Even if my pickers pick the order accurately can the packers miss something out or send it to the wrong address? Will a WMS help improve customer satisfaction here?
Absolutely. When used properly a WMS can improve customer satisfaction if this is being affected by inaccuracy in either picking or packing.
As with many software solutions, effectiveness depends partially on user processes outside of the system. Perhaps even more so, as a WMS manages a largely physical process unlike say a CRM system. This means that a WMS can provide many safety checks for your operation, but it cannot totally make up for the absence of procedure or common sense! But given those are in place, a WMS can definitely reduce errors and improve customer satisfaction.
The point about accurate picking versus inaccurate packing (or vice versa) is an interesting one. Many warehouse managers prefer to live with some picking inaccuracy, as any errors can then be caught at the packing stage before despatch to customer. Conversely some believe that the picking stage is where accuracy is paramount, and that a further packing stage – if solely for the purpose of eradicating errors – should be unnecessary. And yes, there are also some people who take a ‘belt and braces’ approach and like to do both!
Once we move away from the single order pick scenario there are some picking methodologies that suit one view more than the other. Cluster picking, also sometimes known as ‘pick and pack’ is focused on achieving a pick, check and ideally, pack within a single physical process. Allowing several orders to be simultaneously picked direct to their despatch media is an excellent way, if done properly, to consolidate all of this as a picking activity and remove any further processes.
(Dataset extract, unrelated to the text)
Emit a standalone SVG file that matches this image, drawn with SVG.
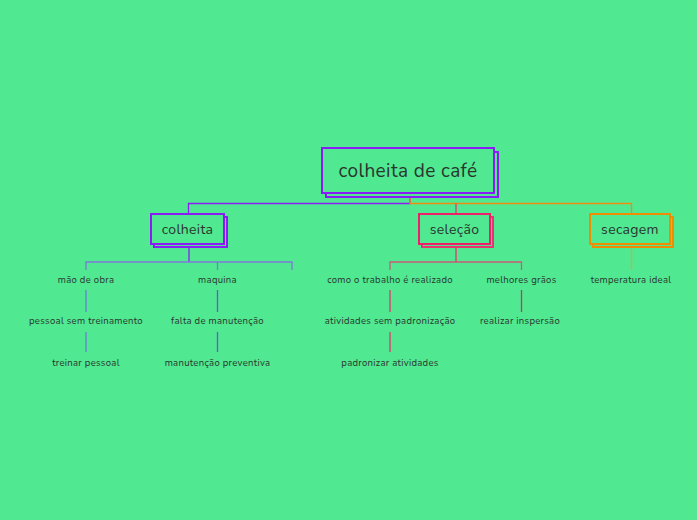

Alternatively, a ‘bulk pick and sort’ approach tends to lean towards the packing stage as the place to eradicate errors. Similarly designed to pick multiple orders, but this time in bulk quantity rather than broken down by order, it is more of ‘grab-it-all-sort-it-out later’ approach. Although the bulk pick can be done with accuracy, it is at the sorting stage where the order assembly is done and therefore the emphasis is on accuracy being a function of the packing rather than picking process.
Ultimately whatever your preference, the key thing is that your WMS (probably the only type of system to offer the right functionality) offers the validation methods you need for either picking or packing. This means that various methods, as above, should be available and the processes should offer verification of actions via real time barcode scanning. This can include options to scan locations, check digits, products, batch codes and serial numbers. With each additional scan check there is, of course, some impact on productivity.
On the packing side a process that provides real time scan verification of orders is essential, especially if this is not done at picking. This means at the least that ordered product will be verified correctly, and using either a mandatory ‘all item’ scan or single scan and count confirmation will ensure numeric accuracy. With these features, and logical physical processes alongside, most of the common errors – wrong product, quantity or destination – can be largely eradicated.